◆ Set task ◆
Word for word, transcribe the lines below and drop the pictures.

◆ Raw data ◆
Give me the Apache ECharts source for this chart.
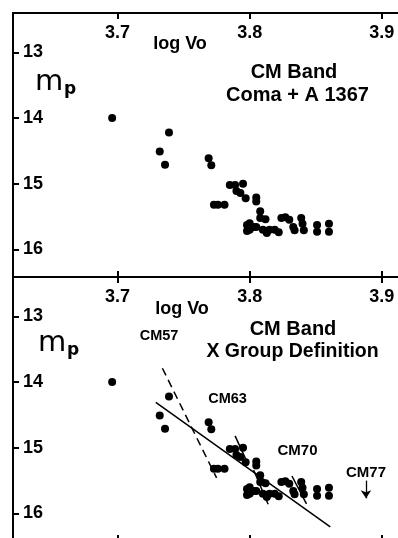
<!DOCTYPE html>
<html>
<head>
<meta charset="utf-8">
<style>
  html, body { margin: 0; padding: 0; background: #fff; }
  #chart { width: 398px; height: 538px; }
</style>
<script src="https://cdn.jsdelivr.net/npm/echarts@6/dist/echarts.min.js"></script>
</head>
<body>
<div id="chart"></div>
<script>
// Tick values shared by both panels
const xTicks = [3.7, 3.8, 3.9];
const yTicks = [13, 14, 15, 16];

// Galaxies: log V0 and photographic magnitude m_p (same sample in both panels)
const logV0 = [
  3.696, 3.739, 3.732, 3.736, 3.769, 3.771, 3.785, 3.789, 3.795, 3.790,
  3.793, 3.797, 3.805, 3.805, 3.773, 3.776, 3.781, 3.808, 3.808, 3.812,
  3.798, 3.800, 3.803, 3.800, 3.798, 3.805, 3.810, 3.813, 3.815, 3.819,
  3.822, 3.824, 3.827, 3.830, 3.833, 3.834, 3.839, 3.840, 3.841, 3.851,
  3.851, 3.860, 3.860
];
const mp = [
  14.00, 14.22, 14.51, 14.71, 14.61, 14.72, 15.02, 15.02, 15.00, 15.11,
  15.14, 15.22, 15.21, 15.27, 15.32, 15.32, 15.32, 15.42, 15.52, 15.54,
  15.63, 15.60, 15.66, 15.70, 15.72, 15.66, 15.70, 15.75, 15.70, 15.70,
  15.74, 15.52, 15.51, 15.55, 15.66, 15.71, 15.52, 15.61, 15.71, 15.63,
  15.73, 15.61, 15.73
];

// Lines of the group definition (lower panel)
const bandFitX = [3.729, 3.861];
const bandFitM = [14.31, 16.205];
const cm57X = [3.734, 3.775];
const cm57M = [13.79, 15.46];
const cm63X = [3.789, 3.799];
const cm63M = [14.82, 15.26];
const cm63bX = [3.803, 3.814];
const cm63bM = [15.34, 15.86];
const cm70X = [3.832, 3.843];
const cm70M = [15.43, 15.855];
// CM77 marker position
const cm77X = 3.888;
const cm77M = [15.5, 15.77];

const points = logV0.map((v, i) => [v, mp[i]]);
const pair = (xs, ms) => xs.map((v, i) => [v, ms[i]]);

const FONT = '"Liberation Sans", Arial, sans-serif';
const X_MIN = 3.621, X_MAX = 3.921;
const Y_MIN = 12.4, Y_MAX = 16.42;

function xAxesFor(gi) {
  const common = {
    gridIndex: gi, type: 'value', min: X_MIN, max: X_MAX,
    splitLine: { show: false },
    axisLine: { show: true, onZero: false, lineStyle: { color: '#000', width: 2 } },
    axisTick: { show: true, inside: true, length: 6, customValues: xTicks,
                lineStyle: { color: '#000', width: 2 } }
  };
  return [
    Object.assign({}, common, {
      position: 'top',
      axisLabel: { show: true, inside: true, customValues: xTicks, margin: 11,
                   formatter: v => v.toFixed(1), color: '#000',
                   fontFamily: FONT, fontWeight: 'bold', fontSize: 18 }
    }),
    Object.assign({}, common, {
      position: 'bottom',
      axisLabel: { show: false }
    })
  ];
}

function yAxisFor(gi) {
  return {
    gridIndex: gi, type: 'value', position: 'left', inverse: true,
    min: Y_MIN, max: Y_MAX,
    splitLine: { show: false },
    axisLine: { show: true, onZero: false, lineStyle: { color: '#000', width: 2 } },
    axisTick: { show: true, inside: true, length: 6, customValues: yTicks,
                lineStyle: { color: '#000', width: 2 } },
    axisLabel: { show: true, inside: true, customValues: yTicks, margin: 10,
                 color: '#000', fontFamily: FONT, fontWeight: 'bold', fontSize: 18 }
  };
}

function fitLine(data, xi, dashed) {
  return {
    type: 'line', xAxisIndex: xi, yAxisIndex: 1, data: data,
    symbol: 'none', silent: true, z: 2,
    lineStyle: { color: '#000', width: 1.5, type: dashed ? [8, 5] : 'solid' }
  };
}

const text = (str, x, y, size, weight, family) => ({
  type: 'text', x: x, y: y, silent: true,
  style: { text: str, fill: '#000', align: 'center', verticalAlign: 'middle',
           font: (weight || 'bold') + ' ' + size + 'px ' + (family || FONT) }
});

const dotStyle = { color: '#000', opacity: 1 };

const chart = echarts.init(document.getElementById('chart'), null, { renderer: 'canvas' });
chart.setOption({
  animation: false,
  backgroundColor: '#fff',
  grid: [
    { left: 13, top: 13, width: 396.6, height: 264, containLabel: false, outerBoundsMode: 'none' },
    { left: 13, top: 277, width: 396.6, height: 264, containLabel: false, outerBoundsMode: 'none' }
  ],
  xAxis: xAxesFor(0).concat(xAxesFor(1)),
  yAxis: [yAxisFor(0), yAxisFor(1)],
  series: [
    { type: 'scatter', xAxisIndex: 0, yAxisIndex: 0, data: points,
      symbolSize: 8, itemStyle: dotStyle, z: 3 },
    { type: 'scatter', xAxisIndex: 2, yAxisIndex: 1, data: points,
      symbolSize: 8, itemStyle: dotStyle, z: 3,
      markLine: {
        silent: true, symbol: ['none', 'arrow'], symbolSize: 8,
        label: { show: false },
        lineStyle: { color: '#000', width: 1.3, type: 'solid', opacity: 1 },
        data: [[{ coord: [cm77X, cm77M[0]] }, { coord: [cm77X, cm77M[1]] }]]
      } },
    fitLine(pair(bandFitX, bandFitM), 2, false),
    fitLine(pair(cm57X, cm57M), 2, true),
    fitLine(pair(cm63X, cm63M), 2, false),
    fitLine(pair(cm63bX, cm63bM), 2, false),
    fitLine(pair(cm70X, cm70M), 2, false)
  ],
  graphic: [
    // upper panel
    text('log Vo', 180, 44, 18),
    text('m', 49, 82, 29, 'normal', '"DejaVu Sans", sans-serif'),
    text('p', 70, 90, 17, 'bold', '"DejaVu Sans", sans-serif'),
    text('CM Band', 294, 72.5, 20),
    text('Coma + A 1367', 297.5, 95, 20),
    // lower panel
    text('log Vo', 182, 309, 18),
    text('m', 52, 343, 29, 'normal', '"DejaVu Sans", sans-serif'),
    text('p', 73, 351, 17, 'bold', '"DejaVu Sans", sans-serif'),
    text('CM Band', 293, 329.5, 20),
    text('X Group Definition', 292.5, 352, 19.5),
    text('CM57', 159, 336, 14.5),
    text('CM63', 227.5, 398.5, 14.5),
    text('CM70', 297.5, 450.5, 15),
    text('CM77', 366, 472.5, 15)
  ]
});
</script>
</body>
</html>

◆ Result of this exercise ◆
Give me the Apache ECharts source for this chart.
<!DOCTYPE html>
<html>
<head>
<meta charset="utf-8">
<style>
  html, body { margin: 0; padding: 0; background: #fff; }
  #chart { width: 398px; height: 538px; }
</style>
<script src="https://cdn.jsdelivr.net/npm/echarts@6/dist/echarts.min.js"></script>
</head>
<body>
<div id="chart"></div>
<script>
// Tick values shared by both panels
const xTicks = [3.7, 3.8, 3.9];
const yTicks = [13, 14, 15, 16];

// Galaxies: log V0 and photographic magnitude m_p (same sample in both panels)
const logV0 = [
  3.696, 3.739, 3.732, 3.736, 3.769, 3.771, 3.785, 3.789, 3.795, 3.790,
  3.793, 3.797, 3.805, 3.805, 3.773, 3.776, 3.781, 3.808, 3.808, 3.812,
  3.798, 3.800, 3.803, 3.800, 3.798, 3.805, 3.810, 3.813, 3.815, 3.819,
  3.822, 3.824, 3.827, 3.830, 3.833, 3.834, 3.839, 3.840, 3.841, 3.851,
  3.851, 3.860, 3.860
];
const mp = [
  14.00, 14.22, 14.51, 14.71, 14.61, 14.72, 15.02, 15.02, 15.00, 15.11,
  15.14, 15.22, 15.21, 15.27, 15.32, 15.32, 15.32, 15.42, 15.52, 15.54,
  15.63, 15.60, 15.66, 15.70, 15.72, 15.66, 15.70, 15.75, 15.70, 15.70,
  15.74, 15.52, 15.51, 15.55, 15.66, 15.71, 15.52, 15.61, 15.71, 15.63,
  15.73, 15.61, 15.73
];

// Lines of the group definition (lower panel)
const bandFitX = [3.729, 3.861];
const bandFitM = [14.31, 16.205];
const cm57X = [3.734, 3.775];
const cm57M = [13.79, 15.46];
const cm63X = [3.789, 3.799];
const cm63M = [14.82, 15.26];
const cm63bX = [3.803, 3.814];
const cm63bM = [15.34, 15.86];
const cm70X = [3.832, 3.843];
const cm70M = [15.43, 15.855];
// CM77 marker position
const cm77X = 3.888;
const cm77M = [15.5, 15.77];

const points = logV0.map((v, i) => [v, mp[i]]);
const pair = (xs, ms) => xs.map((v, i) => [v, ms[i]]);

const FONT = '"Liberation Sans", Arial, sans-serif';
const X_MIN = 3.621, X_MAX = 3.921;
const Y_MIN = 12.4, Y_MAX = 16.42;

function xAxesFor(gi) {
  const common = {
    gridIndex: gi, type: 'value', min: X_MIN, max: X_MAX,
    splitLine: { show: false },
    axisLine: { show: true, onZero: false, lineStyle: { color: '#000', width: 2 } },
    axisTick: { show: true, inside: true, length: 6, customValues: xTicks,
                lineStyle: { color: '#000', width: 2 } }
  };
  return [
    Object.assign({}, common, {
      position: 'top',
      axisLabel: { show: true, inside: true, customValues: xTicks, margin: 11,
                   formatter: v => v.toFixed(1), color: '#000',
                   fontFamily: FONT, fontWeight: 'bold', fontSize: 18 }
    }),
    Object.assign({}, common, {
      position: 'bottom',
      axisLabel: { show: false }
    })
  ];
}

function yAxisFor(gi) {
  return {
    gridIndex: gi, type: 'value', position: 'left', inverse: true,
    min: Y_MIN, max: Y_MAX,
    splitLine: { show: false },
    axisLine: { show: true, onZero: false, lineStyle: { color: '#000', width: 2 } },
    axisTick: { show: true, inside: true, length: 6, customValues: yTicks,
                lineStyle: { color: '#000', width: 2 } },
    axisLabel: { show: true, inside: true, customValues: yTicks, margin: 10,
                 color: '#000', fontFamily: FONT, fontWeight: 'bold', fontSize: 18 }
  };
}

function fitLine(data, xi, dashed) {
  return {
    type: 'line', xAxisIndex: xi, yAxisIndex: 1, data: data,
    symbol: 'none', silent: true, z: 2,
    lineStyle: { color: '#000', width: 1.5, type: dashed ? [8, 5] : 'solid' }
  };
}

const text = (str, x, y, size, weight, family) => ({
  type: 'text', x: x, y: y, silent: true,
  style: { text: str, fill: '#000', align: 'center', verticalAlign: 'middle',
           font: (weight || 'bold') + ' ' + size + 'px ' + (family || FONT) }
});

const dotStyle = { color: '#000', opacity: 1 };

const chart = echarts.init(document.getElementById('chart'), null, { renderer: 'canvas' });
chart.setOption({
  animation: false,
  backgroundColor: '#fff',
  grid: [
    { left: 13, top: 13, width: 396.6, height: 264, containLabel: false, outerBoundsMode: 'none' },
    { left: 13, top: 277, width: 396.6, height: 264, containLabel: false, outerBoundsMode: 'none' }
  ],
  xAxis: xAxesFor(0).concat(xAxesFor(1)),
  yAxis: [yAxisFor(0), yAxisFor(1)],
  series: [
    { type: 'scatter', xAxisIndex: 0, yAxisIndex: 0, data: points,
      symbolSize: 8, itemStyle: dotStyle, z: 3 },
    { type: 'scatter', xAxisIndex: 2, yAxisIndex: 1, data: points,
      symbolSize: 8, itemStyle: dotStyle, z: 3,
      markLine: {
        silent: true, symbol: ['none', 'arrow'], symbolSize: 8,
        label: { show: false },
        lineStyle: { color: '#000', width: 1.3, type: 'solid', opacity: 1 },
        data: [[{ coord: [cm77X, cm77M[0]] }, { coord: [cm77X, cm77M[1]] }]]
      } },
    fitLine(pair(bandFitX, bandFitM), 2, false),
    fitLine(pair(cm57X, cm57M), 2, true),
    fitLine(pair(cm63X, cm63M), 2, false),
    fitLine(pair(cm63bX, cm63bM), 2, false),
    fitLine(pair(cm70X, cm70M), 2, false)
  ],
  graphic: [
    // upper panel
    text('log Vo', 180, 44, 18),
    text('m', 49, 82, 29, 'normal', '"DejaVu Sans", sans-serif'),
    text('p', 70, 90, 17, 'bold', '"DejaVu Sans", sans-serif'),
    text('CM Band', 294, 72.5, 20),
    text('Coma + A 1367', 297.5, 95, 20),
    // lower panel
    text('log Vo', 182, 309, 18),
    text('m', 52, 343, 29, 'normal', '"DejaVu Sans", sans-serif'),
    text('p', 73, 351, 17, 'bold', '"DejaVu Sans", sans-serif'),
    text('CM Band', 293, 329.5, 20),
    text('X Group Definition', 292.5, 352, 19.5),
    text('CM57', 159, 336, 14.5),
    text('CM63', 227.5, 398.5, 14.5),
    text('CM70', 297.5, 450.5, 15),
    text('CM77', 366, 472.5, 15)
  ]
});
</script>
</body>
</html>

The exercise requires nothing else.